As to executive construction or interpretation by the secretary of state and by his predecessors, it should be said that such construction or interpretation is not generally allowed, particularly in personal matters, nor where there can be found no obvious ambiguity. Here the statute is perfectly plain as to the upset time of filing. There was nothing to construe or interpret. Either the filing was in time or it was not. To hold otherwise is to allow the officer to legislate as to the time of filing. That is the office and function of the legislature. It has definitely expressed its will.

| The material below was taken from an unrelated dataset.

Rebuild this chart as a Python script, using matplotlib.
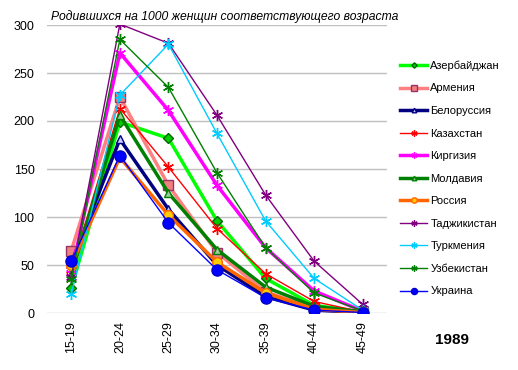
import matplotlib
matplotlib.use('Agg')
import matplotlib.pyplot as plt

plt.rcParams['font.family'] = ['Liberation Sans', 'DejaVu Sans']

ages = ['15-19', '20-24', '25-29', '30-34', '35-39', '40-44', '45-49']

azerbaijan = [26, 199, 182, 96, 36, 8, 1]
armenia = [65, 225, 133, 63, 22, 5, 1]
belarus = [52, 181, 108, 50, 17, 3, 0.5]
kazakhstan = [45, 213, 152, 88, 41, 12, 1]
kyrgyzstan = [42, 271, 211, 133, 68, 23, 2]
moldova = [40, 206, 125, 66, 27, 7, 1]
russia = [50, 162, 102, 53, 21, 4, 0.5]
tajikistan = [38, 301, 281, 206, 123, 54, 9]
turkmenistan = [20, 227, 280, 187, 96, 36, 3]
uzbekistan = [35, 285, 235, 146, 68, 21, 2]
ukraine = [54, 164, 94, 45, 16, 3, 0.5]

#%% стили серий
series = [
    ('Азербайджан', azerbaijan, dict(color='#00ff00', lw=2.5, marker='D', ms=5, mfc='#00cc00', mec='#006600')),
    ('Армения', armenia, dict(color='#ff8080', lw=2.5, marker='s', ms=7, mfc='#f08080', mec='#993366')),
    ('Белоруссия', belarus, dict(color='#000080', lw=2.5, marker='^', ms=6, mfc='#ccccff', mec='#000080')),
    ('Казахстан', kazakhstan, dict(color='#ff0000', lw=1.0, marker=(6, 2, 0), ms=8, mec='#ff0000')),
    ('Киргизия', kyrgyzstan, dict(color='#ff00ff', lw=2.5, marker=(6, 2, 0), ms=8, mec='#ff00ff')),
    ('Молдавия', moldova, dict(color='#008000', lw=2.5, marker='^', ms=6, mfc='#99cc99', mec='#008000')),
    ('Россия', russia, dict(color='#ff6600', lw=2.5, marker='o', ms=7, mfc='#ffcc00', mec='#ff6600')),
    ('Таджикистан', tajikistan, dict(color='#800080', lw=1.0, marker=(6, 2, 0), ms=8, mec='#800080')),
    ('Туркмения', turkmenistan, dict(color='#00ccff', lw=1.0, marker=(6, 2, 0), ms=8, mec='#00ccff')),
    ('Узбекистан', uzbekistan, dict(color='#008000', lw=1.0, marker=(6, 2, 0), ms=8, mec='#008000')),
    ('Украина', ukraine, dict(color='#0000ff', lw=1.0, marker='o', ms=8, mfc='#0000ff', mec='#0000cc')),
]

fig = plt.figure(figsize=(5.18, 3.70), dpi=100)
ax = fig.add_axes([47 / 518, 1 - 313 / 370, 340 / 518, 288 / 370])

x = list(range(len(ages)))
handles = []
for name, vals, st in series:
    h, = ax.plot(x, vals, label=name, **st)
    handles.append(h)

ax.set_xlim(-0.5, len(ages) - 0.5)
ax.set_ylim(0, 300)
ax.set_yticks(range(0, 301, 50))
ax.set_xticks(x)
ax.set_xticklabels(ages, rotation=90, fontsize=9)
ax.tick_params(axis='y', labelsize=9, length=0, pad=9)
ax.tick_params(axis='x', length=0, pad=6)
ax.grid(axis='y', color='#c0c0c0', lw=1)
ax.set_axisbelow(True)
for s in ax.spines.values():
    s.set_visible(False)

fig.text(225 / 518, 1 - 17 / 370, 'Родившихся на 1000 женщин соответствующего возраста',
         ha='center', va='center', fontsize=8.7, style='italic')
fig.text(452 / 518, 1 - 340 / 370, '1989', ha='center', va='center',
         fontsize=11, fontweight='bold')

leg = fig.legend(handles=handles, loc='upper left', bbox_to_anchor=(396 / 518, 1 - 56 / 370),
                 frameon=False, fontsize=8, handlelength=2.4, markerscale=0.55,
                 labelspacing=1.13, handletextpad=0.3, borderaxespad=0)

fig.savefig('out.png', dpi=100)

We think it may confidently be said that it seems to be a general rule of distinction running through the cases to this effect: That the time within which a thing positively stated by statute is required to be done by one who desires to be a candidate at a primary election is mandatory, while those things which are to be done by the voter and by the officials in charge of the election and the certification thereof are to be viewed and weighed with such liberality as is not inconsistent with the letter and spirit of the law and yet may arrive at the honest and true intent of the voter.

For the reasons given in this opinion, the applicant or relator is entitled to the relief granted. And the order directing the secretary of state to omit the name of George W. Norris of Broken Bow from the list of candidates for United States senator to be .voted upon at the primary election August 12, 1930, was properly made.